A couple of weeks ago I posted a quote from Lucy Maud Montgomery’s autobiography The Alpine Path: The Story of My Career, along with three exercise questions to encourage you to write about a place, or places, special in your memory.
Sandra Shaw Homer liked the idea, and surprised me by sending in the following engaging short reminiscence, which I’m now sharing with you. A writer and resident of Costa Rica, Sandy was guest speaker for my Namaste Gardens writers’ retreat in 2012.
Perhaps Sandy’s recollections will in turn trigger memories in you. If so, well, don’t just think ′em; write ′em!
Bicycle Summers
Katie Smith lived about a half-mile down the road on the other side of the bridge that spanned the widest, darkest pool in the creek, and she was just my age. We lived on our bicycles when we were 12 — that is, when we weren’t building snow forts to protect us from Bobby Benner’s ice-filled snowballs or creating our imaginary garden on the sandbar downstream.
The Benners lived in a log cabin at the end of the dirt road that angled away from the pool just before the bridge. I only saw the inside of that cabin once — perhaps on a chilly Halloween night — and I remember the white plaster starkly outlined against the old black logs — who knew how old that place was? — and a smell of generations of endless woodstove winters. I thought at the time that it would be interesting to know those people better, but Bobby Benner, being older than Katie and me, was our enemy and constant tormentor.

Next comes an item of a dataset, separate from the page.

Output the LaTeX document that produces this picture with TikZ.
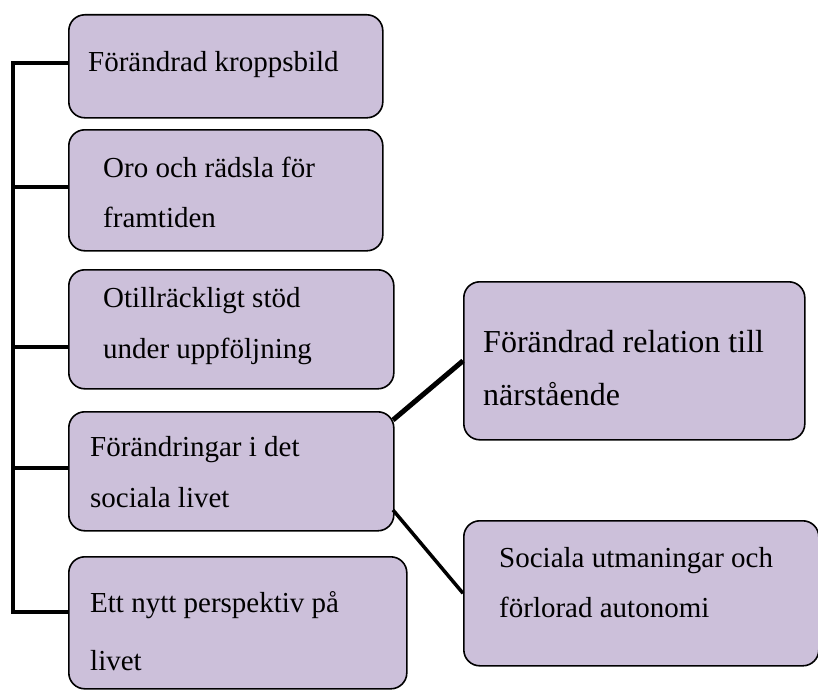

The only time we were safe from him was when we were skating on the pool, all our parents huddled around the bonfire on the bank, smoking cigarettes and sipping whiskey out of dented flasks that they kept mostly hidden in their pockets. When a child fell down, a parent would come waddling out onto the ice in well-stuffed rubber boots to haul him or her upright. Sometimes the adult would skid and fall, and then it was mayhem.
Katie and I attended the sixth grade at Macungie Twsp School. That’s what it said in big letters right across the side of the red brick six-classroom building. My mother thought this was funny, and so we always called it the “macungietwispschool.” Only later did I learn what a “township” was. This was rural Pennsylvania, and most of children were farm kids, not always regular attendants.
Right across the road from us was the Lichtenwalner place, century-old house, bank barn and outbuildings all facing each other like circling wagons. This made it convenient to get from one place to another in winter weather. From the Lichtenwalners we bought our eggs, and once I was invited for a hog killing. The screaming impressed me, and I left before the butchering began. I think I had been invited by David Lichtenwalner, a couple of years my senior, who had a crush on me. But I had already been taught to be a perfect snob.
In rainy weather, Katie, my younger sister, and a small neighbor boy named Lyn and I played in our own bank barn. In Pennsylvania Dutch country a bank barn is simply one built into a slope, with the stables for livestock at the semi-underground level, and a cavernous dusty space above, reachable by an earth bank at the back (or a trap door and ladder from below). The base of our barn was built of fieldstone, the storage space above of wood and the roof slates hauled a century past from some nearby river. In haying time, that storage space would fill with carefully stacked wire-bound bales of hay. In summer it would empty and nothing remained for us children to do on a rainy day except scamper up and down the ladders and across long-smoothed, hand-hewn 12-inch wooden beams, playing tag with a basketball. Our mother never knew.
In spite of the fact that it wasn’t a mile from our house to the school, county school board regulations required that I travel to and fro by bus. And, for the most unfathomable reason, the bus would turn right at the Lichtenwalner place and wander around the countryside until it got to Katie’s house (the next-to-last stop on the 45-minute run) and finally mine. Being the last ones off the bus gave us many opportunities to cement our friendship and “make plans.”
Although, we got into an argument once, and we were still of an age to feel we needed to settle it physically. I jumped off the bus right behind her and pulled her to the ground, pummeling her as best I could, with her elbows fending me off. Even though her mother was outside in seconds, screaming and pulling us apart, I already felt how absurd it was to be physically fighting with my best friend, and I wanted to laugh. It was only the one time, and we made up, but was the damage ever undone?
Bicycle summers. Those are what I remember best. We could go for miles on those back-country asphalt roads, the sun high, the sky a breezy blue, the dusty, sharp smell of corn, alfalfa and hay rising from the fields on either side of us, sitting high on our saddles, or leaning forward in a make-believe race, no one to worry about where we were going or what we did. That was freedom.
♦ ♦ ♦
SANDRA SHAW HOMER has lived in Costa Rica for more than 20 years, where she has taught languages and worked as an interpreter/translator and environmental activist. Between 1997 and 2000 she wrote a regular column, “Local Color,” for the English-language weekly The Tico Times. She became a Costa Rican citizen in 2002. In a previous life she headed her own public relations firm in Philadelphia and wrote occasional articles for the local business press. Her writing has appeared on a couple of blogs, notably Living Abroad in Costa Rica.